DataPipeline Examples
Apache License 2.0
17 stars 5 forks source link

Choosing only selected columns from my csv file in my reader #14

Closed ishansrivastava closed 4 years ago

ishansrivastava commented 4 years ago

Hello sir, is there a way to choose only selected columns in my reader of CSV file and i also want to change the name of those columns according to the table columns in the DB.But i dont want to achieve this record by record because then it will degrade the performance.

DeleTaylor commented 4 years ago

Hi, you can select fields using:

reader = new TransformingReader(reader)
            .add(new SelectFields("FirstName", "LastName", "Rating"));

And rename fields using:

        reader = new TransformingReader(reader)
                .add(new RenameField("FirstName", "fname"))
                .add(new RenameField("LastName", "lname"));

You'll want to set try setting the JDBC writing batch size to 50, 100, or 1000 records for performance: JdbcWriter.setBatchSize(100).
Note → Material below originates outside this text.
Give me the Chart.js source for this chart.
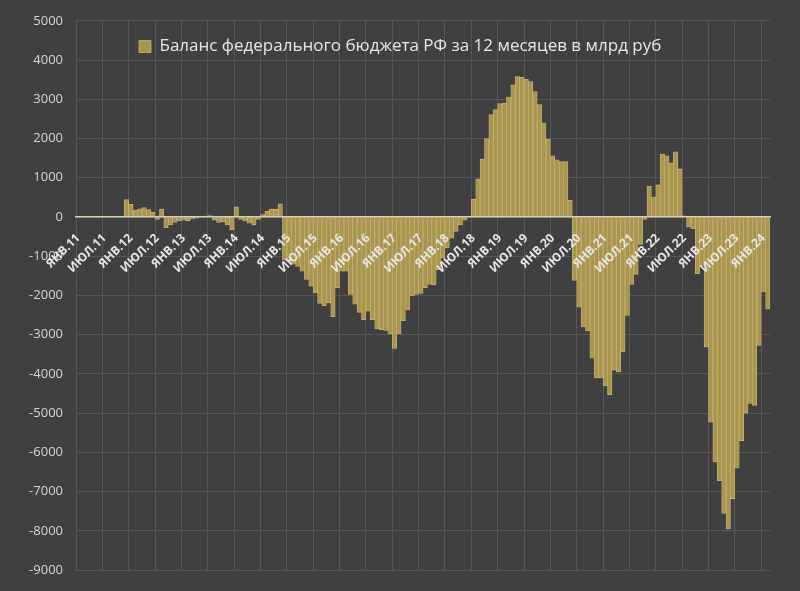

If you're doing a lot of processing in your pipeline, you can put reading (or writing or any parts of the pipeline) in a separate thread. AsyncReader is available in the Small Business edition and higher.

        // buffers up to 10 MB using another thread;
        // asyncReader.read() will pull from this buffer
        AsyncReader asyncReader = new AsyncReader(reader)
            .setMaxBufferSizeInBytes(1024 * 1024 * 10);

        Job.run(asyncReader, writer);

I normally suggest you not worry about performance unless you run into a problem or have specific up front requirements you need to meet.

See examples:

ishansrivastava commented 4 years ago

Actually i do have up front requirements sir.And i am doing validations also on each record so what would you suggest to make it really efficient in performance

DeleTaylor commented 4 years ago

What up-front performance numbers do you need to meet and what are you seeing instead when you run your pipeline?

ishansrivastava commented 4 years ago

Well, i have to upload 100000 records in like under 10 minutes from CSV to DB and there need to be some validations on each record .As of now my 1000 records are taking around 1.5 minutes.

DeleTaylor commented 4 years ago

What JdbcWriter batch size are you using from my above recommendation?

ishansrivastava commented 4 years ago

Hi Dele, Actually now there is a bigger problem.So, as far as i understood in CSVReader() we need to give the file path but in my case i have sent the code on the central server not local.So now how will i read my file because over there i can't give the file path .Because there i am choosing a file which needs to be uploaded is there a way that i can get the file path or now I can't use CSV Reader?

DeleTaylor commented 4 years ago

Take a look at the CSVReader's constructors, passing a File is not the only option.

See: CSVReader JavaDoc

ishansrivastava commented 4 years ago

Hi Dele, Thank you so much as you adviced i used batchSize() and its inserting 10000 records in just 4 seconds now.

DeleTaylor commented 4 years ago

That's great to hear.